Yesterday, Estonian parliament decided to support third financial package to support Greece set to total €85.5bn.
Facing the parliamentarians, finance minister Sven Sester was busy explaining the issues, underlying that money was being given against reforms only.
«To get the money, reforms must be enacted,» said Mr Sester, referring to like conditions having been attached to package No 2 – as the reforms ceased, money ceased to be transferred.
The initial reforms required for package three were passed by Greek parliament at the end of July. VAT rate will be levelled, a solidarity tax introduced, pension reform has been enforced, and legal system tweaked.
According to The Guardian, the third package all but ensures Early Greek elections this fall.
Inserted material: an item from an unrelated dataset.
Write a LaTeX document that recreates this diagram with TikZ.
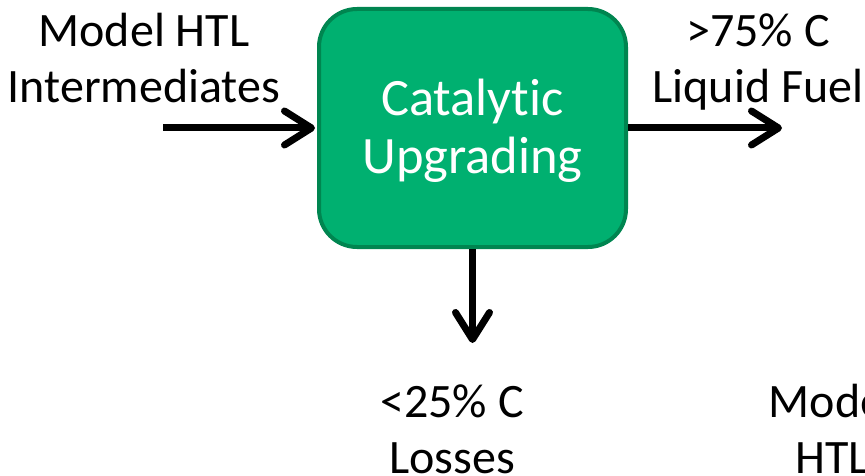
\documentclass[tikz,border=0pt]{standalone}
\usepackage{fontspec}
\setmainfont{Carlito}[Ligatures={NoCommon}]
\usetikzlibrary{arrows.meta}
\definecolor{boxfill}{RGB}{0,176,112}
\definecolor{boxline}{RGB}{0,133,80}
\begin{document}
\begin{tikzpicture}[x=1pt,y=-1pt,
  lbl/.style={font=\fontsize{48}{56}\selectfont, align=center, inner sep=0pt, anchor=base},
  procbox/.style={draw=boxline, fill=boxfill, line width=4pt, rounded corners=38pt,
    minimum width=307pt, minimum height=238pt, inner sep=0pt},
  boxtext/.style={text=white, align=center, inner sep=0pt, anchor=base,
    font=\fontsize{52.5}{58}\selectfont},
  flow/.style={line width=7pt, -{Straight Barb[length=27pt,width=34pt,round]}}]
\clip (0,0) rectangle (865,476);
\node[procbox] (box) at (472.5,128) {};
\node[boxtext] (boxlbl) at (472.5,173) {Catalyt\kern0pt ic\\Upgrading};
\node[lbl] (inlbl) at (144,103) {Model HTL\\Intermediates};
\node[lbl] (outlbl) at (758,103) {>75\% C\\Liquid Fuel};
\node[lbl] (losslbl) at (452,473) {<25\% C\\Losses};
\node[lbl] (nextlbl) at (832,473) {Model\\HTL};
\coordinate (inS) at (163,128);
\coordinate (outE) at (782,128);
\coordinate (lossE) at (472.5,343);
\draw[flow, shorten >=2pt] (inS) -- (box.west);
\draw[flow] (box.east) -- (outE);
\draw[flow] (box.south) -- (lossE);
\end{tikzpicture}
\end{document}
As for the Greek news agency ANA-MPA, the government may face no-confidence as early as Friday – the day after Greece needs to pay European Central Bank €3.2bn.
Mr Sester assured the parliament that Estonia’s financial obligations would not be increased by participating in the programme as we have already transferred our payment into European Stability Mechanism (ESM). What will increase are the risks.
«Every euro paid out to invoices increases the risks,» admitted Mr Sester, stressing that writing down Greek debt is out of the question – while grace periods and cutting of interests might be discussed.
The bill passed with 50 voting yes and 37 against, with none neutral. Estonia’s Riigikogu features 101 members.